4 mevsimin tadına ayrı ayrı vardığın sürece sen bu dünyayla alakanı kesmemişsin demektir. ilkbaharın vermiş olduğu hazzı sonbahar asla vermeyecek. ama tam tersi de geçerli. eylülün melankolik kızı sana sesleniyorum, nisandan tad alamamış olmanın nedeni at gözlüğü takmış olman. at gibisin orası ayrı.

yağmurlu günler serisinin ardından her seferinde utkuyla nam-ı diyar doğukan ile istiklale çıktığımız zaman yapmış olduğumuz gözlemlemeler sayesinde ayaklarımız bizi zorla biryerlere götürüyor. müzik kararında, playlist sağlam az volume fazla o kadar, mekan mı kıvamında damsız masa yokken sapsız masa bol. alkol miktarı doğal olaraktan belli bir miktarın üzerinde seyretmeye başladığı anın devamında yaşanan kaynaşmalar, karmaşalar, verilen tokalar, alınan ateşlerin bini bir para. kimi annelere, babalara müteşekkir kalıyoruz, malzemeden hiç çalmamışlar.

evet şişkolar sözüm size. pis dombiller hangi ruh haliyle mini etek giymeye cürret edersiniz? genç yaşta uzun uğraşlar sonu yaratmış olduğunuz selülit tarlalarınızı kendinize saklayın. kaç civan delikanlıyı erkeklikten soğuttunuz o dekolte modelinizle.

insana, insanı, insanla anlatmak.

sonuna -can eklenen isimlerin gelecekte hiç bir şansı olmaması hatta lise çağlarında isim sahibinin, ismi koyan bireyin aile bireylerinin kulaklarını çınlatmasına bile neden olabiliyor. oğulcan... mafya ile girintili çıkıntılı olan adamın oğlunun ismine zoom yap. anne seda sayan orası da ayrı...

abartıldığı kadar beter bir hastalık değil şizofreni, kendimden biliyorum. hatta hastalık bile değil. doğal kafa mertebesinin üst noktasına verilen ad aslında. sessiz dialoglar ile daldan dala atlamak.
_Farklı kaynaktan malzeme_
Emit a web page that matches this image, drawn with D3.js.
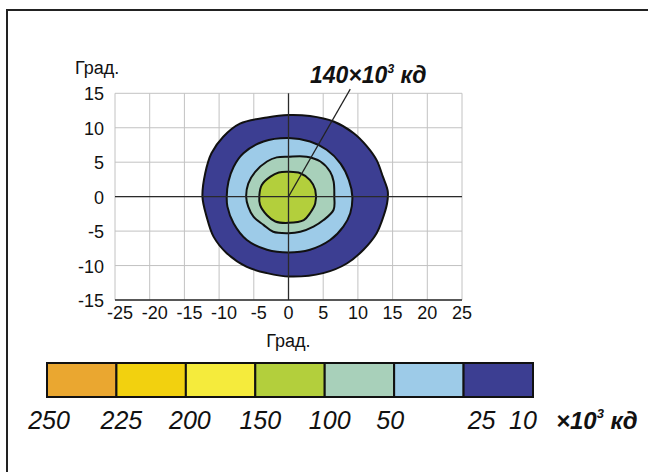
<!DOCTYPE html>
<html>
<head>
<meta charset="utf-8">
<script src="https://cdn.jsdelivr.net/npm/d3@7"></script>
<style>
  body { margin: 0; background: #fff; }
  svg { display: block; }
  text { font-family: "Liberation Sans", Arial, sans-serif; fill: #111; }
</style>
</head>
<body>
<svg id="chart" width="648" height="472"></svg>
<script>
// Axis ticks, degrees
const xTicks = [-25, -20, -15, -10, -5, 0, 5, 10, 15, 20, 25];
const yTicks = [-15, -10, -5, 0, 5, 10, 15];
const axisLabel = "Град.";

// Colour scale: luminous intensity, ×10³ кд
const legendLevels = ["250", "225", "200", "150", "100", "50", "25", "10"];
const legendColors = ["#eaa730", "#f2d10f", "#f5eb3c", "#b3cf3c", "#a8d0ba", "#9dcbe8", "#3c3e92"];
const unitLabel = "кд";

// Iso-intensity contours, [horizontal°, vertical°]
const contour10 = [
  [0, 11.85], [3.1, 11.7], [6.5, 10.9], [9.4, 9.2], [11.3, 7.3], [12.7, 5.3],
  [13.6, 2.9], [14.3, 0.8], [14.2, -1.0], [13.5, -3.4], [12.7, -5.3], [10.8, -7.7],
  [8.4, -9.7], [5.0, -11.1], [0.2, -11.6], [-3.1, -11.1], [-6.0, -10.2], [-8.9, -8.2],
  [-10.8, -5.8], [-11.8, -2.9], [-12.4, 0], [-12.0, 3.4], [-11.1, 6.3], [-9.4, 8.7],
  [-7.0, 10.6], [-3.1, 11.5]
];
const contour25 = [
  [0, 8.5], [3.1, 8.0], [5.5, 6.8], [7.5, 4.8], [8.7, 2.4], [9.2, 0], [8.9, -2.4],
  [7.9, -4.35], [6.0, -6.3], [3.1, -7.7], [0, -8.1], [-3.1, -7.7], [-6.0, -6.3],
  [-7.9, -3.9], [-8.8, -1.45], [-8.9, 0], [-8.65, 2.2], [-7.9, 4.35], [-6.5, 6.3], [-3.6, 8.0]
];
const contour50 = [
  [0, 5.8], [2.6, 5.8], [4.6, 5.1], [6.0, 3.6], [6.5, 2.2], [6.6, 0], [6.5, -1.9],
  [5.05, -3.4], [3.6, -4.35], [1.7, -5.1], [0, -5.3], [-2.2, -5.1], [-3.6, -4.1],
  [-5.05, -2.9], [-5.8, -1.45], [-6.1, 0], [-5.8, 1.9], [-4.8, 3.6], [-3.1, 5.1], [-1.7, 5.7]
];
const contour100 = [
  [0, 3.6], [1.7, 3.4], [3.1, 2.4], [3.85, 1.0], [3.85, -1.0], [3.1, -2.4], [2.2, -3.4],
  [0, -3.8], [-1.9, -3.6], [-3.1, -2.7], [-4.1, -1.2], [-4.2, 0.2], [-3.85, 1.7],
  [-2.6, 2.9], [-1.4, 3.5]
];
const contours = [
  { level: 10, points: contour10 },
  { level: 25, points: contour25 },
  { level: 50, points: contour50 },
  { level: 100, points: contour100 }
];

// Peak annotation
const peakValue = 140;
const peakLeaderEnd = [8.9, 15.6];

const svg = d3.select("#chart");
svg.append("rect").attr("width", 648).attr("height", 472).attr("fill", "#fff");

// Outer frame
svg.append("rect")
  .attr("x", 7).attr("y", 10).attr("width", 700).attr("height", 600)
  .attr("fill", "none").attr("stroke", "#222").attr("stroke-width", 2);

const x = d3.scaleLinear().domain([-25, 25]).range([115, 462]);
const y = d3.scaleLinear().domain([-15, 15]).range([300, 93.3]);

// Grid
const grid = svg.append("g").attr("stroke", "#c2c2c2").attr("stroke-width", 1);
grid.selectAll("line.v").data(xTicks).join("line")
  .attr("x1", d => x(d)).attr("x2", d => x(d))
  .attr("y1", y(-15)).attr("y2", y(15));
grid.selectAll("line.h").data(yTicks).join("line")
  .attr("x1", x(-25)).attr("x2", x(25))
  .attr("y1", d => y(d)).attr("y2", d => y(d));

// Contour fills, outermost first
const levelColor = d3.scaleOrdinal()
  .domain([100, 50, 25, 10])
  .range([legendColors[3], legendColors[4], legendColors[5], legendColors[6]]);
const contourPath = d3.line()
  .x(d => x(d[0])).y(d => y(d[1]))
  .curve(d3.curveCatmullRomClosed.alpha(0.5));
svg.append("g").selectAll("path").data(contours).join("path")
  .attr("d", d => contourPath(d.points))
  .attr("fill", d => levelColor(d.level))
  .attr("stroke", "#111").attr("stroke-width", 2).attr("stroke-linejoin", "round");

// Zero axes and bottom axis line
const axes = svg.append("g").attr("stroke", "#2a2a2a");
axes.append("line").attr("x1", x(0)).attr("x2", x(0)).attr("y1", y(-15)).attr("y2", y(15)).attr("stroke-width", 1.3);
axes.append("line").attr("x1", x(-25)).attr("x2", x(25)).attr("y1", y(0)).attr("y2", y(0)).attr("stroke-width", 1.3);
axes.append("line").attr("x1", x(-25)).attr("x2", x(25)).attr("y1", y(-15)).attr("y2", y(-15)).attr("stroke-width", 1.6);

// Tick labels
svg.append("g").selectAll("text").data(yTicks).join("text")
  .attr("x", 104).attr("y", d => y(d) + 7)
  .attr("text-anchor", "end").attr("font-size", 18)
  .text(d => d);
svg.append("g").selectAll("text").data(xTicks).join("text")
  .attr("x", d => x(d) + (d < 0 ? 5 : 0)).attr("y", 319)
  .attr("text-anchor", "middle").attr("font-size", 18)
  .text(d => d);

svg.append("text").attr("x", 75).attr("y", 74).attr("font-size", 18).text(axisLabel);
svg.append("text").attr("x", x(0)).attr("y", 347).attr("text-anchor", "middle").attr("font-size", 18).text(axisLabel);

// Peak leader line and label
svg.append("line")
  .attr("x1", x(0)).attr("y1", y(0))
  .attr("x2", x(peakLeaderEnd[0])).attr("y2", y(peakLeaderEnd[1]))
  .attr("stroke", "#222").attr("stroke-width", 1.2);

function unitText(sel, prefix, size, supSize) {
  sel.append("tspan").text(prefix + "×10");
  sel.append("tspan").attr("font-size", supSize).attr("dy", -size * 0.45).text("3");
  sel.append("tspan").attr("dy", size * 0.45).text(" " + unitLabel);
}
const peakText = svg.append("text")
  .attr("x", 310).attr("y", 83)
  .attr("font-size", 23).attr("font-weight", "bold").attr("font-style", "italic");
unitText(peakText, String(peakValue), 23, 12);

// Legend
const lx = d3.scaleBand().domain(d3.range(legendColors.length)).range([47, 533]).padding(0);
svg.append("g").selectAll("rect").data(legendColors).join("rect")
  .attr("x", (d, i) => lx(i)).attr("y", 363)
  .attr("width", lx.bandwidth()).attr("height", 34)
  .attr("fill", d => d).attr("stroke", "#111").attr("stroke-width", 2);

const legendNudge = [2, 5, 4, 5, 5, -4, 18, -10];
svg.append("g").selectAll("text").data(legendLevels).join("text")
  .attr("x", (d, i) => 47 + i * lx.bandwidth() + legendNudge[i])
  .attr("y", 429)
  .attr("text-anchor", "middle").attr("font-size", 25).attr("font-style", "italic")
  .text(d => d);

const legendUnit = svg.append("text")
  .attr("x", 556).attr("y", 429)
  .attr("font-size", 24).attr("font-weight", "bold").attr("font-style", "italic");
unitText(legendUnit, "", 24, 13);
</script>
</body>
</html>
travesti sesinden daha berbat bir sese sahip olmak gerçekten güne 17-0 geride başlamanız anlamına geliyor. zaten ses yok, görüntü ise meçhul. sabahın köründe içilen mixe bakar mısın süt, bal, karabiber. iğrenç ötesi. tadı leş ama etkileri kısa sürede ortaya çıkıyor, en azından konuşabilcek konuma geliyorsunuz.